I jumped out of bed and rushed out into our living room.
“Mom! Mom, I’ve got it!” I cried. “I know what happened to the trees!”
But she wasn’t there.
“Stan, Stan, pick up, pick up!” I cried as I rushed outside, wrapping my nano-suit and willing it on me. My chrono told me it was past midnight.
“Huh?” Stan Morgan’s voice came into my ear. “What? Jenny, what’s up?”
“I need you to meet me at the forest,” I told him.
“The forest? Now?” He sounded more awake. There was a silence. “There’s a stage one emergency, you should stay home!”
“I’m going out because of the stage one emergency,” I told him. I spread my wings but I already knew what they’d show — I’d four red bands and only two yellow. I was thirty minutes from the forest — I’d be ten minutes into the red by the time I got there. “You’ve got to meet me; I’m going into the red on this.”
“Into the red? Jenny, you’ll get your license pulled —”
“Just meet me there,” I told him, talking a quick set of steps and leaping into the air. I must have been more tired than I realized for I fumbled the first beat and nearly crashed. I had to work twice as hard to regain the lost height and I was breathing hard by the time I was fifty meters up.
It took work to get to the nearest thermal — I usually launch from school which has a thermal close by — and I was grateful to be able to just glide for a bit in a slow turn as I climbed up to one hundred and fif
ty meters — just below the safe altitude limit.
“Jenny,” Stan called me. He sounded like he was trying to talk sense to me. I didn’t have time for sense so I ordered my comms unit to reject the connection.
I glanced at my altitude gage and with a few beats of my wings climbed another twenty meters. Now I was right at the safe altitude but I didn’t plan on staying there for long, diving to exchange height for speed.
I didn’t know what was happening or when but I knew if I couldn’t stop my Hamadryad friend from getting her third kiss she was going to die.
“Warning, warning, you are entering a secured area,” a voice spoke insistently in my ear. “You are in violation of Lunar regulations and penalties will be assessed.”
“I know,” I said, even as I spotted my tree in the distance. It was surrounded by lights and people. I landed just in front of my mother.
“Jenny!” she cried. She was angry. Don Ostermann was next to her, his expression grim.
“Mom, I know what’s happening and I know how to stop it,” I told her quickly. Her eyebrows rose. “You’ve got to leave or he won’t come.”
“What?” Mr. Ostermann said. “How do you know?”
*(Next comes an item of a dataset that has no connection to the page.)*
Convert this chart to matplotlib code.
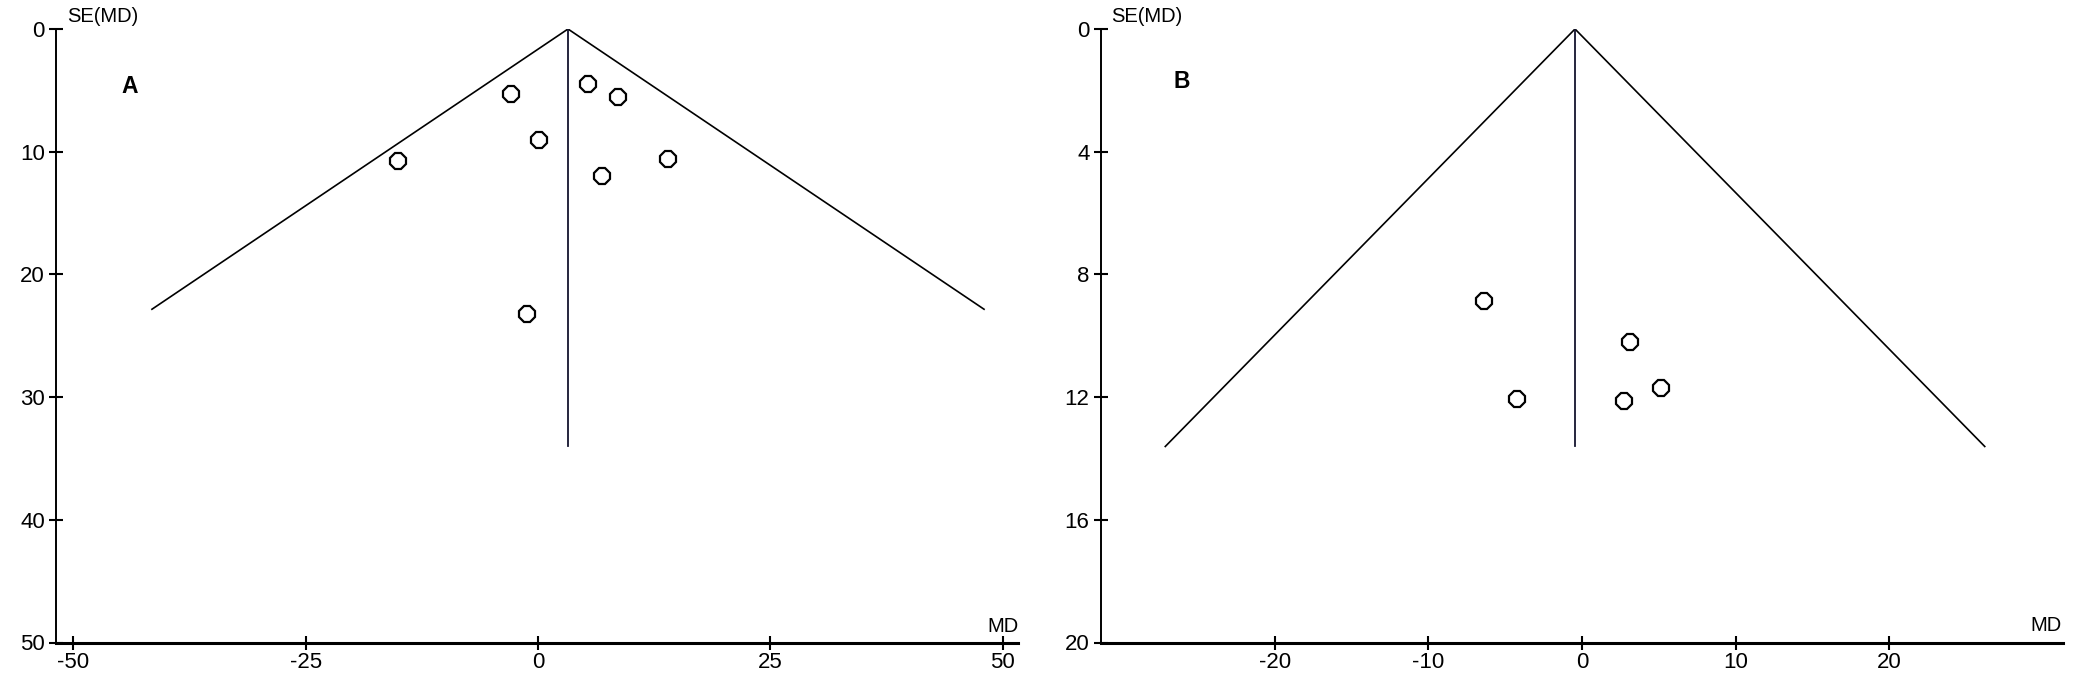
import numpy as np
import matplotlib
matplotlib.use("Agg")
import matplotlib.pyplot as plt

plt.rcParams['font.family'] = ['Liberation Sans', 'DejaVu Sans']
plt.rcParams['axes.unicode_minus'] = False

# panel A
md_a = [-15.07, -2.86, 0.15, 5.38, 8.61, 6.89, 14.04, -1.18]
se_a = [10.73, 5.32, 9.02, 4.48, 5.52, 12.0, 10.6, 23.25]
pooled_a = 3.23
funnel_se_a = 22.84
vline_se_a = 34.0
xticks_a = [-50, -25, 0, 25, 50]
yticks_a = [0, 10, 20, 30, 40, 50]

# panel B
md_b = [-6.37, 3.16, -4.22, 2.77, 5.18]
se_b = [8.86, 10.21, 12.05, 12.12, 11.7]
pooled_b = -0.45
funnel_se_b = 13.61
vline_se_b = 13.61
xticks_b = [-20, -10, 0, 10, 20]
yticks_b = [0, 4, 8, 12, 16, 20]

line_col = '#14142e'

fig = plt.figure(figsize=(20.79, 7), dpi=100)
ax1 = fig.add_axes([56/2079, 1 - 642.5/700, 962/2079, 613.5/700])
ax2 = fig.add_axes([1100.7/2079, 1 - 642.5/700, 962/2079, 613.5/700])


def funnel(ax, md, se, pooled, fse, vse, xlim, ylim, xticks, yticks, letter, lpos, mdpos):
    z = 1.96
    ax.plot([pooled - z*fse, pooled, pooled + z*fse], [fse, 0, fse], color='black', lw=1.2)
    ax.plot([pooled, pooled], [0, vse], color=line_col, lw=1.3)
    ax.plot(md, se, linestyle='none', marker='8', ms=12, mfc='white', mec='black', mew=1.6)
    ax.set_xlim(*xlim)
    ax.set_ylim(*ylim)
    ax.set_xticks(xticks)
    ax.set_yticks(yticks)
    ax.spines['top'].set_visible(False)
    ax.spines['right'].set_visible(False)
    ax.spines['left'].set_linewidth(1.4)
    ax.spines['bottom'].set_linewidth(2.2)
    ax.tick_params(axis='y', direction='inout', length=10, width=1.5, labelsize=16, pad=3)
    ax.tick_params(axis='x', direction='inout', length=10, width=1.5, labelsize=16, pad=2)
    ax.text(0.0111, 1.0196, 'SE(MD)', transform=ax.transAxes, fontsize=14.5, va='center', ha='left')
    ax.text(mdpos[0], mdpos[1], 'MD', transform=ax.transAxes, fontsize=14.5, va='center', ha='center')
    ax.text(lpos[0], lpos[1], letter, transform=ax.transAxes, fontsize=16.5, fontweight='bold',
            va='center', ha='center')


funnel(ax1, md_a, se_a, pooled_a, funnel_se_a, vline_se_a, (-51.86, 51.65), (50, 0),
       xticks_a, yticks_a, 'A', (0.0769, 0.9055), (0.984, 0.0253))
funnel(ax2, md_b, se_b, pooled_b, funnel_se_b, vline_se_b, (-31.33, 31.3), (20, 0),
       xticks_b, yticks_b, 'B', (0.0842, 0.914), (0.9826, 0.027))

fig.savefig('out.png', dpi=100)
“Because no one ever saw him,” I said. “He went after all the trees on Earth and no one caught him.” I looked back at the tree and said, “I’m not sure we’ll be able to see him.”
“So how are you going to stop him?” my mom asked.
I told her. Mr. Ostermann looked at me wide-eyed but my mom merely took a deep breath and nodded. “She’s right, it’s probably the best way,” she said. “And you’ve got Stan on patrol?”
“Actually, I’ve got the whole air corps on patrol,” I told her.
“But you only said Stan —”
“Trust me,” I told her, nodding up to the skies above as two, then three, four, and finally a dozen sets of wings came into view. “Mr. Ostermann, if you could coordinate with them?”
“What makes you think he won’t see them?”
“I don’t think he’s ever heard of flying men,” I told him.
“Do you know who he is?” My mom asked in surprise.
“No,” I told her, “but I’ve got an idea what he is.” She gave me a skeptical look and I moved close to her. “Mom, trust me, please?”